### The input
┄┄┄┄┄┄┄┄┄┄
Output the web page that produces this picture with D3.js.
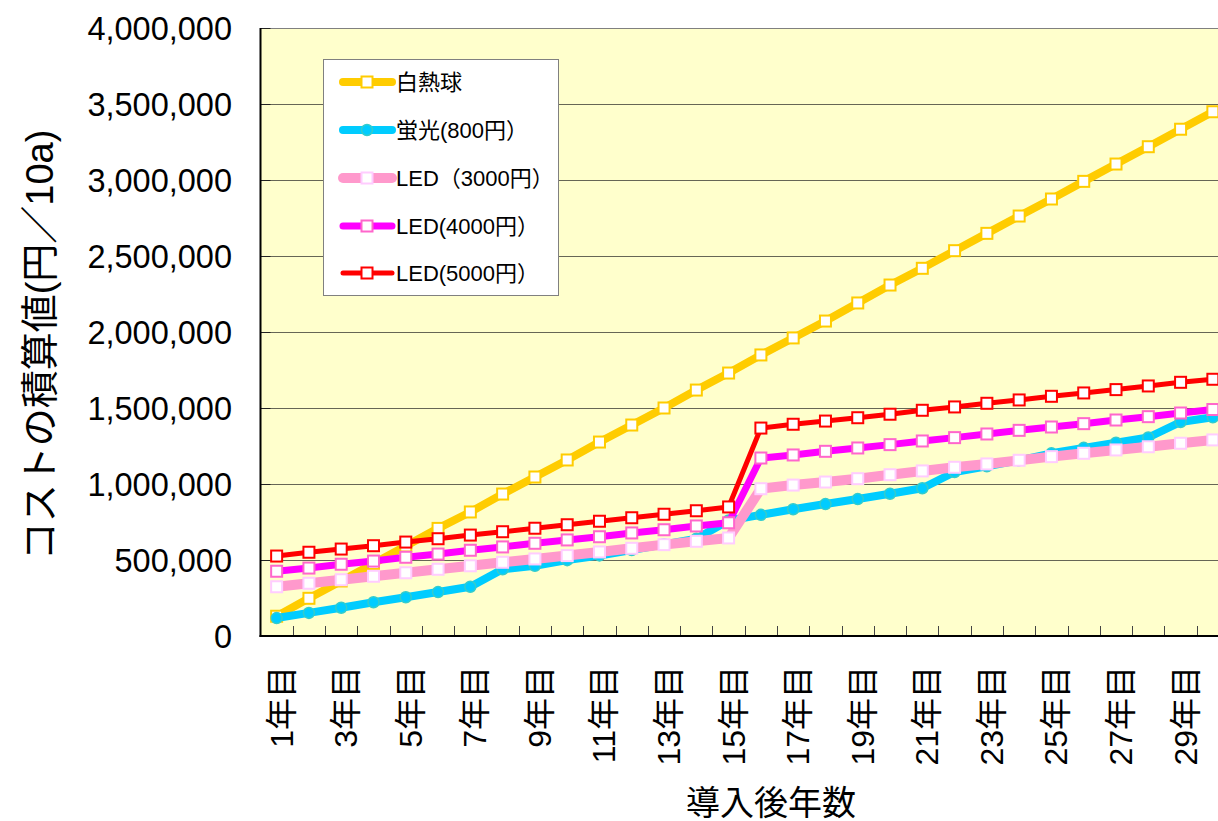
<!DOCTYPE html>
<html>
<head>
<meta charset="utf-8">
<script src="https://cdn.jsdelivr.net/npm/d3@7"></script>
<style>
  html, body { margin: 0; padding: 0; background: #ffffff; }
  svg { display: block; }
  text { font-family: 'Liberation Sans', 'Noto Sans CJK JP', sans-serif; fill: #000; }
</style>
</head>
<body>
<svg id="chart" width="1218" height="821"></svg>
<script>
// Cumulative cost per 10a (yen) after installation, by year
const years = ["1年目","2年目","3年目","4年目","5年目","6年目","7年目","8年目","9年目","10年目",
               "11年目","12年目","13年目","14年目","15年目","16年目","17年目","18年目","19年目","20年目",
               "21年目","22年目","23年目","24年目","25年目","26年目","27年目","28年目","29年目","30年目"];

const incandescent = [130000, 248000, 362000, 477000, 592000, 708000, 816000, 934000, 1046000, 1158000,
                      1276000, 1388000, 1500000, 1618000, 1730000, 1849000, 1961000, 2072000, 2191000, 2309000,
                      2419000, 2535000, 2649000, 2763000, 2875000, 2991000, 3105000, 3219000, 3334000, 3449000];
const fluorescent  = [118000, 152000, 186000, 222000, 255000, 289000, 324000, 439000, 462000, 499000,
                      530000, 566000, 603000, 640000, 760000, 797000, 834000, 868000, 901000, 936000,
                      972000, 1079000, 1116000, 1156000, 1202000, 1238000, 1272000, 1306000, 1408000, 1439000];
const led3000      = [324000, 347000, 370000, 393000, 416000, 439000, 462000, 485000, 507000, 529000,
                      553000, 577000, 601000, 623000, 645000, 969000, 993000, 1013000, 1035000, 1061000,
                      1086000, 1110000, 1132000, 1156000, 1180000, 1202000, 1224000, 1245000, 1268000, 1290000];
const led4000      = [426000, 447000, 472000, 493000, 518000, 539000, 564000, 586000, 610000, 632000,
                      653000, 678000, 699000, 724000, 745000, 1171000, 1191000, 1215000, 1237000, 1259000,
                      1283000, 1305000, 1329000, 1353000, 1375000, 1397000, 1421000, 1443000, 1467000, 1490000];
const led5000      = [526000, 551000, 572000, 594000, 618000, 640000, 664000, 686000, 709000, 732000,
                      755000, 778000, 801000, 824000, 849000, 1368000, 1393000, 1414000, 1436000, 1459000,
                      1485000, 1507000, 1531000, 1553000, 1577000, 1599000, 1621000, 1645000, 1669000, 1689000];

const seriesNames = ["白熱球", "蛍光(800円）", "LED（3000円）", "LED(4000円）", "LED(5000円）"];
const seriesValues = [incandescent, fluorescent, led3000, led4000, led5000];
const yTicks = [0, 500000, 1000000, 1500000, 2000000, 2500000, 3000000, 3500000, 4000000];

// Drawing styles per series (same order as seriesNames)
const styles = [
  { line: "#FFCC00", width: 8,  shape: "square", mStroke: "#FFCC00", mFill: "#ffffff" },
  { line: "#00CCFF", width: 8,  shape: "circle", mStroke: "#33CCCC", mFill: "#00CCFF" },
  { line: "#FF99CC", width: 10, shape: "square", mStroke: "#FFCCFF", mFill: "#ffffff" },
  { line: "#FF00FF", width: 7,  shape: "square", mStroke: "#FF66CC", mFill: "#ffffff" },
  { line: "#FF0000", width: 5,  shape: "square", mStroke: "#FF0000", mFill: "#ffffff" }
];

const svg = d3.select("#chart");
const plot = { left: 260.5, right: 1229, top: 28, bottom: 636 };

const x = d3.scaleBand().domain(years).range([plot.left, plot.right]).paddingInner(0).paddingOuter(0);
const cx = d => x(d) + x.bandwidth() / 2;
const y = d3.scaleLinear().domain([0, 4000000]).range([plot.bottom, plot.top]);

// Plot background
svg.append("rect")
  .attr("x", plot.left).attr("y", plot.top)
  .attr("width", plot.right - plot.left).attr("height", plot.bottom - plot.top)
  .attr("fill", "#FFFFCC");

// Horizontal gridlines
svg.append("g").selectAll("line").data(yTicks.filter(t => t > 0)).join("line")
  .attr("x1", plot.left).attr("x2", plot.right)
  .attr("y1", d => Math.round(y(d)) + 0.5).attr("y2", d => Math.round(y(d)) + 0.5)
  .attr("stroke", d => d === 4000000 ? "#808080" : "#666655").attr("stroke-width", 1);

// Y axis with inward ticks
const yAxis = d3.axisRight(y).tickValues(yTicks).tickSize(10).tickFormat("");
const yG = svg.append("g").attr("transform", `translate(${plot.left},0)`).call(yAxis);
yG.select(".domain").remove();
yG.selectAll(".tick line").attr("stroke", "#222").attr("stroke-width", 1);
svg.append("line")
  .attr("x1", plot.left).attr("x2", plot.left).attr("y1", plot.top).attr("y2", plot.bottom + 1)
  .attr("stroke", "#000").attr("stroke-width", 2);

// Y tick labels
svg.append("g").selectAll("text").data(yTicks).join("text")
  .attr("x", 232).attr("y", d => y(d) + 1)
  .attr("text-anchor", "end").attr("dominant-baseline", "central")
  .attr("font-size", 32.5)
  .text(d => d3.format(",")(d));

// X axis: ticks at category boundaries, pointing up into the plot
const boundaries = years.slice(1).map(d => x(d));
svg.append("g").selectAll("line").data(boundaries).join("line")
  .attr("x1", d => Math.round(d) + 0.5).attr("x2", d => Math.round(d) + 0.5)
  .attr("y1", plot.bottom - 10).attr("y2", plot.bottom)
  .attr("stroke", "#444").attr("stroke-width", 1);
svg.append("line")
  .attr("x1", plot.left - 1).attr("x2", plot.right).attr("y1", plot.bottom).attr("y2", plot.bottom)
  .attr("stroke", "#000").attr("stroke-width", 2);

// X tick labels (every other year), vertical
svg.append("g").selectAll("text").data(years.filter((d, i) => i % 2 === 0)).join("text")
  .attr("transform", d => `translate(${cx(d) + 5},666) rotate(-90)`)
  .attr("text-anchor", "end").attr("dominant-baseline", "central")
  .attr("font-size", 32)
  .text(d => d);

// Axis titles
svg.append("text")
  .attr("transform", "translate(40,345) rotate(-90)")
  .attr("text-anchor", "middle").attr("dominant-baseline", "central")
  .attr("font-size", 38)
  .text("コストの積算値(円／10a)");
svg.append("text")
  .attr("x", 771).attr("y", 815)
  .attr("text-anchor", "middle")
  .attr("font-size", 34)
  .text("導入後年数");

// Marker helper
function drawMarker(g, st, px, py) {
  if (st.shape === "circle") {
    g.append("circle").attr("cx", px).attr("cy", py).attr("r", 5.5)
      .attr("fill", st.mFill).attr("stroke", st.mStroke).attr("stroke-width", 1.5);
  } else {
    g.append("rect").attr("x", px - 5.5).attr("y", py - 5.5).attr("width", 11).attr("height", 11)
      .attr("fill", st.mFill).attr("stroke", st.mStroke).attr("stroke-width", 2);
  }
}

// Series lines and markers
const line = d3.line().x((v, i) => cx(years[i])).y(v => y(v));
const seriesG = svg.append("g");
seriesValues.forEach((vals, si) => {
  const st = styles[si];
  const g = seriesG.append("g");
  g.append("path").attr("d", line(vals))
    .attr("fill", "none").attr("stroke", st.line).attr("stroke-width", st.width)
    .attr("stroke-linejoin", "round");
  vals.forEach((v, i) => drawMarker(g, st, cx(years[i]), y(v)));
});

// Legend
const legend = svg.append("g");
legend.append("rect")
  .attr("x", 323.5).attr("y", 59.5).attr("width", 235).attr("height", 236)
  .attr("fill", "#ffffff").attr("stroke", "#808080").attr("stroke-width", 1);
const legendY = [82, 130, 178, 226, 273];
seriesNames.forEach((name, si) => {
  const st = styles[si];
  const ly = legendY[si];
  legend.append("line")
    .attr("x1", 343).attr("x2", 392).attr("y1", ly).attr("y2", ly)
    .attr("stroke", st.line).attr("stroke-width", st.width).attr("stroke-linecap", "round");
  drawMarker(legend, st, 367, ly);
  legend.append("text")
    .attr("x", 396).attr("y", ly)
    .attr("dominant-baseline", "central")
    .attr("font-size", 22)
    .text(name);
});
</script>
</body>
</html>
┄┄┄┄┄┄┄┄┄┄
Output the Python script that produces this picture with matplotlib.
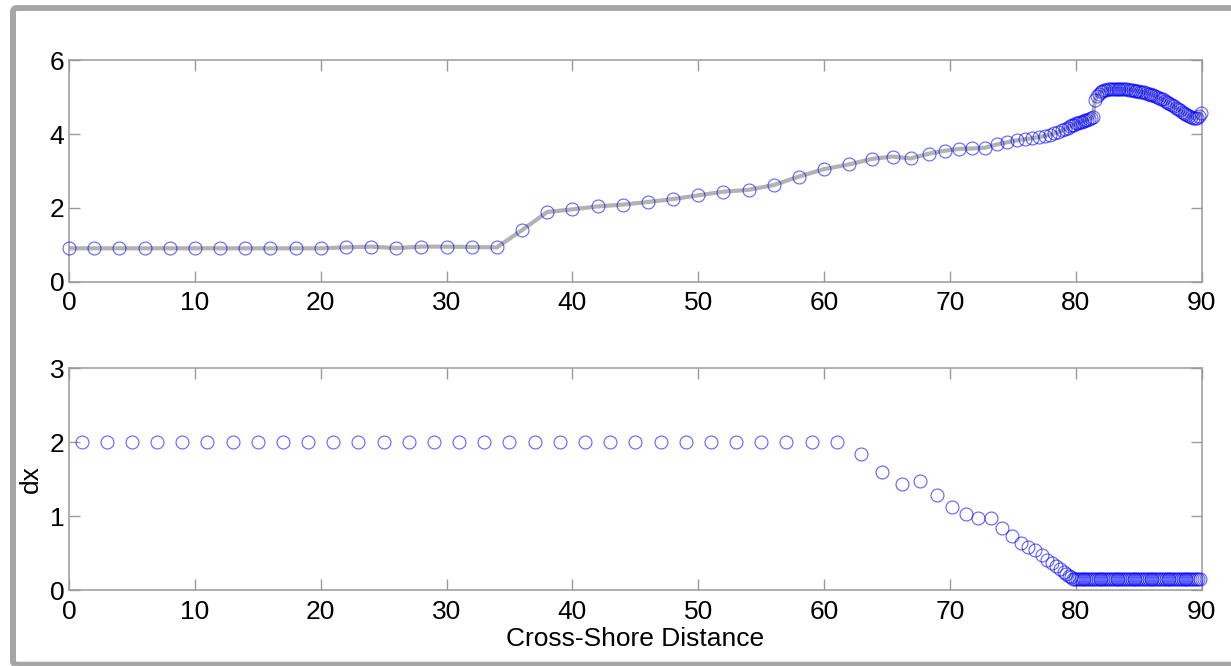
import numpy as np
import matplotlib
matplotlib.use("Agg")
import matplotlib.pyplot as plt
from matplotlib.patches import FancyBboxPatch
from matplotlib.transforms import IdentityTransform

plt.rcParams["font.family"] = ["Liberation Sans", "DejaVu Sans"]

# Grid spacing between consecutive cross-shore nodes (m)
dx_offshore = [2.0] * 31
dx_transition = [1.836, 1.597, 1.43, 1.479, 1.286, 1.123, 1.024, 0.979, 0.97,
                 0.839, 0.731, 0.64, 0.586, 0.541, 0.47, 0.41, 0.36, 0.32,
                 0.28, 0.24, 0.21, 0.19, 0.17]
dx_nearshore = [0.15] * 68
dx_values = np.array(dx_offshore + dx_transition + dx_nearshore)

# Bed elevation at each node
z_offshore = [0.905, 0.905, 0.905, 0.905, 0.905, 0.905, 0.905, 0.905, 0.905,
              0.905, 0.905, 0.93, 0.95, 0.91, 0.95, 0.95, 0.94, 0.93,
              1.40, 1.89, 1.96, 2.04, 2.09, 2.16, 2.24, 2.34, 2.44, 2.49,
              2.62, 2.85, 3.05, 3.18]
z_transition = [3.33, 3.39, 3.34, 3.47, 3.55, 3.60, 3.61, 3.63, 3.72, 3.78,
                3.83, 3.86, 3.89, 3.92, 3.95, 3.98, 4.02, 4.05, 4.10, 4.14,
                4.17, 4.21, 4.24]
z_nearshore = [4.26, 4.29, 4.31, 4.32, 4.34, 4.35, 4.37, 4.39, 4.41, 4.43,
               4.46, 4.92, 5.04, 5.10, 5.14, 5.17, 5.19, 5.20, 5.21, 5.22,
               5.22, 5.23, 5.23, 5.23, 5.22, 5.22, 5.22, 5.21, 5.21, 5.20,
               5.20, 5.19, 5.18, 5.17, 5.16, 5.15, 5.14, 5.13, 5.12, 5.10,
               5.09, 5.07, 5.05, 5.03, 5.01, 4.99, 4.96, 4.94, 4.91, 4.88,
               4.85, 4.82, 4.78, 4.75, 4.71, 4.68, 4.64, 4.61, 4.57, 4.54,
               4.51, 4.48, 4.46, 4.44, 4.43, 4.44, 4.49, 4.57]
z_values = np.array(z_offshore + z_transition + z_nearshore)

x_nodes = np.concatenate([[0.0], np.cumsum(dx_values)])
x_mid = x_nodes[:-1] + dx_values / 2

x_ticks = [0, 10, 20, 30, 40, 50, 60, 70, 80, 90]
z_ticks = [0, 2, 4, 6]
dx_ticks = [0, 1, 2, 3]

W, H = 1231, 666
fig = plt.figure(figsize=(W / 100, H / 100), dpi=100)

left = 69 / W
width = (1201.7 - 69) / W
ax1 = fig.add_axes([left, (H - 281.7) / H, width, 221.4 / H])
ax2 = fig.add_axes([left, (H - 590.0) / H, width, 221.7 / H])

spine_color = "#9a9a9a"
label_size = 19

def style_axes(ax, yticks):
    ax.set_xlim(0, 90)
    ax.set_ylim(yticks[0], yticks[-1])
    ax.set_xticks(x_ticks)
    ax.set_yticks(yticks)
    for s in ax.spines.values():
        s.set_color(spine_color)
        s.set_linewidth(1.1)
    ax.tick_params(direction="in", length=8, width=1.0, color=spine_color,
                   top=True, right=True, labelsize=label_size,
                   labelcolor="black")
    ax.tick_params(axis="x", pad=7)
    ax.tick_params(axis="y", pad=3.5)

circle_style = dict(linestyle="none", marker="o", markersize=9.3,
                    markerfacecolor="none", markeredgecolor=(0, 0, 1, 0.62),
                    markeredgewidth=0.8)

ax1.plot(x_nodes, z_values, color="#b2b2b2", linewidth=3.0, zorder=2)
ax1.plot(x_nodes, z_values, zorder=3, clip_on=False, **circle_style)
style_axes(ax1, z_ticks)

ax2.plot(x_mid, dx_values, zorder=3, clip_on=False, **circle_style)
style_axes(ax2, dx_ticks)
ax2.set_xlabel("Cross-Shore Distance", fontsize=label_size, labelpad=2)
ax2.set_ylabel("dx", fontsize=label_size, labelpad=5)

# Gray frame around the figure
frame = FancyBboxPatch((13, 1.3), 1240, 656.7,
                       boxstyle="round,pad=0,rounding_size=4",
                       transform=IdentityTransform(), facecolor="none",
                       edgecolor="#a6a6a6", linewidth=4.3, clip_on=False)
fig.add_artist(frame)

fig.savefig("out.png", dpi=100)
┄┄┄┄┄┄┄┄┄┄
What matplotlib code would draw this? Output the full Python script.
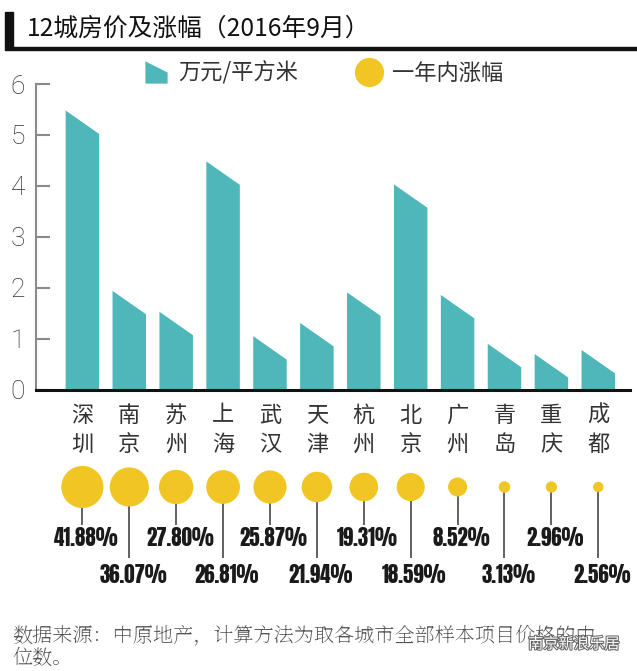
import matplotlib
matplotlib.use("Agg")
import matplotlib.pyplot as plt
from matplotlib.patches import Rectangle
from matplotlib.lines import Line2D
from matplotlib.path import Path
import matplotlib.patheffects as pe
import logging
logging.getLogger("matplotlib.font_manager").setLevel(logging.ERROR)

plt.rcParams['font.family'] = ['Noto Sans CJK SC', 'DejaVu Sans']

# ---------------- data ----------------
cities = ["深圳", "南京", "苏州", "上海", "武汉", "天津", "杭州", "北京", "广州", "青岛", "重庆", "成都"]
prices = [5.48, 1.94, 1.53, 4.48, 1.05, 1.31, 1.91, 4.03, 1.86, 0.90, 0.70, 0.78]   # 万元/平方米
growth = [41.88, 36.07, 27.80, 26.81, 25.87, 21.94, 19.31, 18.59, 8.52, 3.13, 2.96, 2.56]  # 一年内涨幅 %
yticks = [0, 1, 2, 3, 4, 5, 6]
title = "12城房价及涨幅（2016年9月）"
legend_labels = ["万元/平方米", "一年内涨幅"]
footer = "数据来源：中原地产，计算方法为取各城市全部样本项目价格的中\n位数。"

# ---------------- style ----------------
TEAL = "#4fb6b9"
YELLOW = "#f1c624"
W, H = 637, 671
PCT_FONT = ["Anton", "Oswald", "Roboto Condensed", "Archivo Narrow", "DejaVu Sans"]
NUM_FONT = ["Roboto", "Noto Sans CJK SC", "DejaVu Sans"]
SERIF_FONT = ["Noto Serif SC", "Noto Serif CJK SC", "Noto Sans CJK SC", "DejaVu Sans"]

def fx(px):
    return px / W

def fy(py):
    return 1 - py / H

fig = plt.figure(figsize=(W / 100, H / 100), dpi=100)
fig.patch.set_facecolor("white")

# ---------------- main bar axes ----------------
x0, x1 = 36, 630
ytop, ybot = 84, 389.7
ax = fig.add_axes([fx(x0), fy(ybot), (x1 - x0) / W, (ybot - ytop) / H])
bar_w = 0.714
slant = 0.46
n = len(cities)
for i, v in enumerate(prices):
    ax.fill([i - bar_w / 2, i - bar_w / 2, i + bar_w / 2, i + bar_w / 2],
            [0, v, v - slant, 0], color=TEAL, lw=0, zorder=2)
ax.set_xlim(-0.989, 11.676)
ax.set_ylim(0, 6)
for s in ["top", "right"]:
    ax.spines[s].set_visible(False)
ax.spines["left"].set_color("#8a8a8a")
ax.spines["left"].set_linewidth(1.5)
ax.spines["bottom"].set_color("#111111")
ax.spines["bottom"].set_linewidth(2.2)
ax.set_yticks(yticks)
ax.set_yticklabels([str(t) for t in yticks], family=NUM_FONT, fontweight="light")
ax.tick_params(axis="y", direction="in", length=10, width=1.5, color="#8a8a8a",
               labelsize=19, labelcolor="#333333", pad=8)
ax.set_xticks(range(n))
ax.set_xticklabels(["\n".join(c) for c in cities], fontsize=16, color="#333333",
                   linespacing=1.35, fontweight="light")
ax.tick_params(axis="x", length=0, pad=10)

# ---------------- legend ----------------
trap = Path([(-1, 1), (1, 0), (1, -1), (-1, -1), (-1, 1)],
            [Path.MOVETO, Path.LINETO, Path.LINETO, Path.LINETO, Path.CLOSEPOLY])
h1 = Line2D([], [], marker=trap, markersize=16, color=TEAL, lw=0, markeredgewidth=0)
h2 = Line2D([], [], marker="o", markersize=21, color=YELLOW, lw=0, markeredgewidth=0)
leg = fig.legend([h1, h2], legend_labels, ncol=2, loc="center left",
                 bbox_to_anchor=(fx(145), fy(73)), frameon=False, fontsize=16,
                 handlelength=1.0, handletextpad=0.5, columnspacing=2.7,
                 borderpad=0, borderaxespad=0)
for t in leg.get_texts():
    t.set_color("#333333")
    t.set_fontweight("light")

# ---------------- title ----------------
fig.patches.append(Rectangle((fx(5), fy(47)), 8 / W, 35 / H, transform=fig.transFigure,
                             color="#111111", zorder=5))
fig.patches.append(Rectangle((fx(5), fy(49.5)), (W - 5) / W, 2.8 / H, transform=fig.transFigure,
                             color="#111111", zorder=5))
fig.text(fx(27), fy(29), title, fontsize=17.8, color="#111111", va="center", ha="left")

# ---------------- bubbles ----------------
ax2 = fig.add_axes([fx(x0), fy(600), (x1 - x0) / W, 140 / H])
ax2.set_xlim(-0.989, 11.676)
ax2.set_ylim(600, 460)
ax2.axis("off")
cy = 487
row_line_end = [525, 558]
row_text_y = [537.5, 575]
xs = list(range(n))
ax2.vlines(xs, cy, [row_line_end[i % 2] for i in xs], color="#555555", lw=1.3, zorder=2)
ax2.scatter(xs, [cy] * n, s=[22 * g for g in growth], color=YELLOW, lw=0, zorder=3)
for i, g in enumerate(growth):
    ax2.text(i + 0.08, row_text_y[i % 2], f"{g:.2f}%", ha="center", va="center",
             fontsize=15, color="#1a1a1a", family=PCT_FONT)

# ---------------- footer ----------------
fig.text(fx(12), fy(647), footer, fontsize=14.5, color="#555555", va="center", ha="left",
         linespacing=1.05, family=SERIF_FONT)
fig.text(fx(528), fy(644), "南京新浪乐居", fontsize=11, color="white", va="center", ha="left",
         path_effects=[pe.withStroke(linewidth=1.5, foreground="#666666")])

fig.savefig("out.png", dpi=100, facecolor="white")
┄┄┄┄┄┄┄┄┄┄
Start with the line that includes "What matplotlib code" and finish with the line that includes "plt.rcParams['font.family'] = ['Noto": reproduce those lines exactly, nothing before or after, and omit any pictures.

### Completed task
What matplotlib code would draw this? Output the full Python script.
import matplotlib
matplotlib.use("Agg")
import matplotlib.pyplot as plt
from matplotlib.patches import Rectangle
from matplotlib.lines import Line2D
from matplotlib.path import Path
import matplotlib.patheffects as pe
import logging
logging.getLogger("matplotlib.font_manager").setLevel(logging.ERROR)

plt.rcParams['font.family'] = ['Noto Sans CJK SC', 'DejaVu Sans']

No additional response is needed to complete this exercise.